(Entries with chart source code)
★ ★ ★ ★
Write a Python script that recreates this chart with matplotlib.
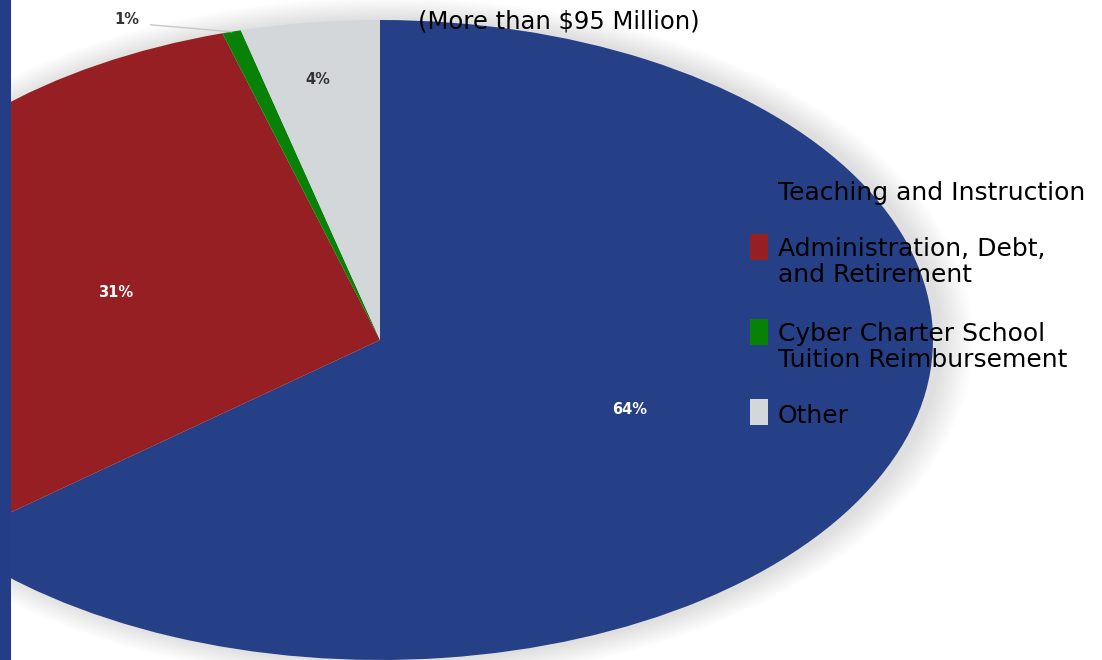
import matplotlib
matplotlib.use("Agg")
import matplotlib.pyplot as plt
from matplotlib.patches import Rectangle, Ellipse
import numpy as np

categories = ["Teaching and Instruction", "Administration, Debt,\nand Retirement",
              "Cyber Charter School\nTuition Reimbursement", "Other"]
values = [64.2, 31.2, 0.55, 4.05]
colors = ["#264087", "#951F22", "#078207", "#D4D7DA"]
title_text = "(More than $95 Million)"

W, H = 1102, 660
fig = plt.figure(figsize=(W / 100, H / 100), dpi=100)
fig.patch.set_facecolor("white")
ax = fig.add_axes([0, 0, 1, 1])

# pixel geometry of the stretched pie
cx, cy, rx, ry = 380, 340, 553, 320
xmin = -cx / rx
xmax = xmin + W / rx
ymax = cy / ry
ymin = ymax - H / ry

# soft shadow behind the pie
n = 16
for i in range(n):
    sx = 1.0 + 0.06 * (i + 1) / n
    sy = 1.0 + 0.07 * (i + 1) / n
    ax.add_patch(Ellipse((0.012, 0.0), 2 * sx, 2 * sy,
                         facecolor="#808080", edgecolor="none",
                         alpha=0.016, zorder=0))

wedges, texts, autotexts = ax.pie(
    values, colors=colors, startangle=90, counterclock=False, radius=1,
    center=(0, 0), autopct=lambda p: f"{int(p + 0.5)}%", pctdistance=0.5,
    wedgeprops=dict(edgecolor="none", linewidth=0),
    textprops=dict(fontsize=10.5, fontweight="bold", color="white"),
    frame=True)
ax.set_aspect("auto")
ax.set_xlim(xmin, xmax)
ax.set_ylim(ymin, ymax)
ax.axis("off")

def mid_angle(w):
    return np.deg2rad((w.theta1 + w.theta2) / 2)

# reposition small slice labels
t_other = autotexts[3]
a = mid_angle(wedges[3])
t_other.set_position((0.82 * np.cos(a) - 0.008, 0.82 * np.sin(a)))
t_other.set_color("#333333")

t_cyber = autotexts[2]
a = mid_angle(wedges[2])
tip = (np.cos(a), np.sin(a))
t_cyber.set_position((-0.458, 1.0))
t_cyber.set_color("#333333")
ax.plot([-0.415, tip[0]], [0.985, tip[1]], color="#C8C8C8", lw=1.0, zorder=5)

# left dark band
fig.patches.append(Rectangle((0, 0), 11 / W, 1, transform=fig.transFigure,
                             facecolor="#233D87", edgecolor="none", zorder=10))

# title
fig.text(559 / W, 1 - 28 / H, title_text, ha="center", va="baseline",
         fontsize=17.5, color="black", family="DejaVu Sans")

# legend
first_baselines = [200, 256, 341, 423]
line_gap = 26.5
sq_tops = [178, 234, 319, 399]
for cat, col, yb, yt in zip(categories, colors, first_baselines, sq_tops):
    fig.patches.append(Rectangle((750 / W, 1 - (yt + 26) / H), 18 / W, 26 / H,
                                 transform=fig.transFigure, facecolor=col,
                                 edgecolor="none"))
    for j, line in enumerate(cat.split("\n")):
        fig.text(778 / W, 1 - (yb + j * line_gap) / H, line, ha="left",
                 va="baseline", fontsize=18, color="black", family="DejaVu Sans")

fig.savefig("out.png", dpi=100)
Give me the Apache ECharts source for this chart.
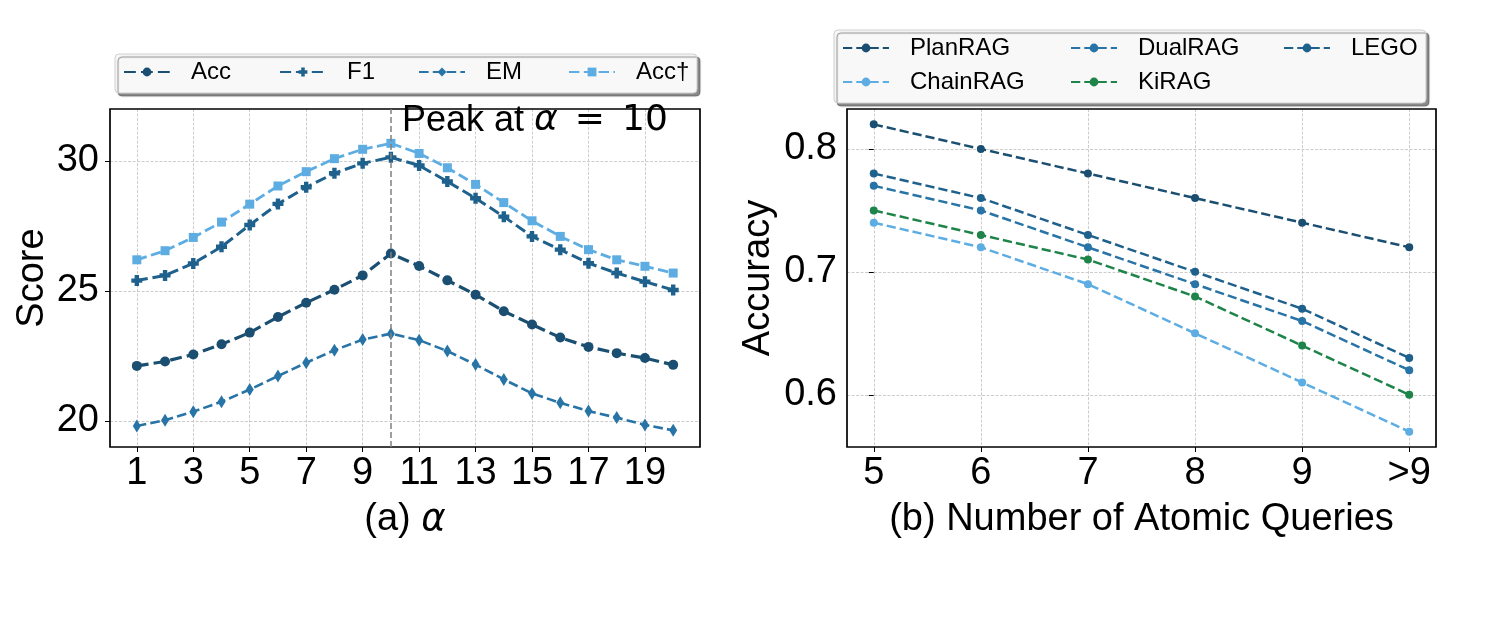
★ ★ ★ ★
Give solely the number of lines in the data that contain the string "this".

2